The crispy, golden exterior gives way to a tender, sweet morsel. You can serve them as an appetizer along with a classic Cocktail Sauce



1 raw shrimp, peeled and deveined

1/2 tsp. salt

1/2 tsp. garlic powder

1/4 tsp. pepper

1/2 cup flour

2 eggs, lightly beaten

1 and 1/2 cups breadcrumbs

oil for frying

Step 1: Cleaning & Preparing Prawns

Wash, clean and devein the prawns. Take a toothpick and insert into the tail end of the prawn. Insert completely till the tip. The toothpick will help the prawn hold its shape when fried in oil. Prawns have a tendency to curl when cooked.

Note: I soak the toothpick in water for an hour and then use it to skewer the prawns. Otherwise, the prawns will not release easily after deep-fried in oil.


Place 3/4 cup flour in a shallow bowl.
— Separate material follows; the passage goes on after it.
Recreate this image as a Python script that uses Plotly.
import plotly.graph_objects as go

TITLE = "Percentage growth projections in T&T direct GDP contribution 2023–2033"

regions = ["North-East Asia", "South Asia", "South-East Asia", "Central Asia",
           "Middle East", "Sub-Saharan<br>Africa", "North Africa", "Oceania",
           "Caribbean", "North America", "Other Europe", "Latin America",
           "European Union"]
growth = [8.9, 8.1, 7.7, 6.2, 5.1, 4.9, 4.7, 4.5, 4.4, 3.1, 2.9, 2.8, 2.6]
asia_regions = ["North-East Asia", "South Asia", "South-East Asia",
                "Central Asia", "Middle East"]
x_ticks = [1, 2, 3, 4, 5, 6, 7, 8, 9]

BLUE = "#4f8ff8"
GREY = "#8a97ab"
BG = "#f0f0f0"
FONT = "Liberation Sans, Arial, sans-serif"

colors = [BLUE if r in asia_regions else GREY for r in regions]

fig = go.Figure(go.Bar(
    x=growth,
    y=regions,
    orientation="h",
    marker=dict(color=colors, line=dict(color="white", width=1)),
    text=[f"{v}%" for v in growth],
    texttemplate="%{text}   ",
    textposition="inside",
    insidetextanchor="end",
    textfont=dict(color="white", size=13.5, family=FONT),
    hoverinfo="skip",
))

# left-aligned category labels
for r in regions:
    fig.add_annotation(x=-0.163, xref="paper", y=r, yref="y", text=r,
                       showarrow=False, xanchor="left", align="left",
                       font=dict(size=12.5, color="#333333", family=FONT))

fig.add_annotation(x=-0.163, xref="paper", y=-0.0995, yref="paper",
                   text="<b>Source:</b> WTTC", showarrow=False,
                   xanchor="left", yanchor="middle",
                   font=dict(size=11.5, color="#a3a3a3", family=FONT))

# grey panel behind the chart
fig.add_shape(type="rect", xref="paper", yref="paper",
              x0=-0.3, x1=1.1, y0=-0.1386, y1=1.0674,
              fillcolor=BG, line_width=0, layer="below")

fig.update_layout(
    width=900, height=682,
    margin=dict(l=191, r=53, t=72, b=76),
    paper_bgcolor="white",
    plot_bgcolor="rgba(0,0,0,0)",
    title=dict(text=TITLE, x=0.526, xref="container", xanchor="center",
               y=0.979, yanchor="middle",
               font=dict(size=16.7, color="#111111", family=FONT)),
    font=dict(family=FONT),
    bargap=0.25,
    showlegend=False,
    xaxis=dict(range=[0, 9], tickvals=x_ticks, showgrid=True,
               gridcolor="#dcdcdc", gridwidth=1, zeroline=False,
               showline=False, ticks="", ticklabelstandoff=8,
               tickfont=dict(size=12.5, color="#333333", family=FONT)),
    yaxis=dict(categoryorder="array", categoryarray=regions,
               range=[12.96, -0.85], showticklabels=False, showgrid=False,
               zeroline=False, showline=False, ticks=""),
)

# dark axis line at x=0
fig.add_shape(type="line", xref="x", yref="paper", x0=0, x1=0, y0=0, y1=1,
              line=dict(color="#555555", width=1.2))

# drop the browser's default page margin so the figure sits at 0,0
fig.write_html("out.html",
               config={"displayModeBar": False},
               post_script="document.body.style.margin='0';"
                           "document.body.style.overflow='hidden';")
In a second shallow bowl, whisk eggs together with 1 tablespoon of water.

Combine bread crumbs and flour on a paper plate or in a shallow dish. Coat shrimp in flour, dip in egg, and then press into bread crumb mixture, thoroughly coating them.

Fry shrimp in batches until golden brown. This will only take a minute or two depending on shrimp size and how hot the oil is. Do not overcook them or they will be chewy. Place them on a paper towel-lined plate.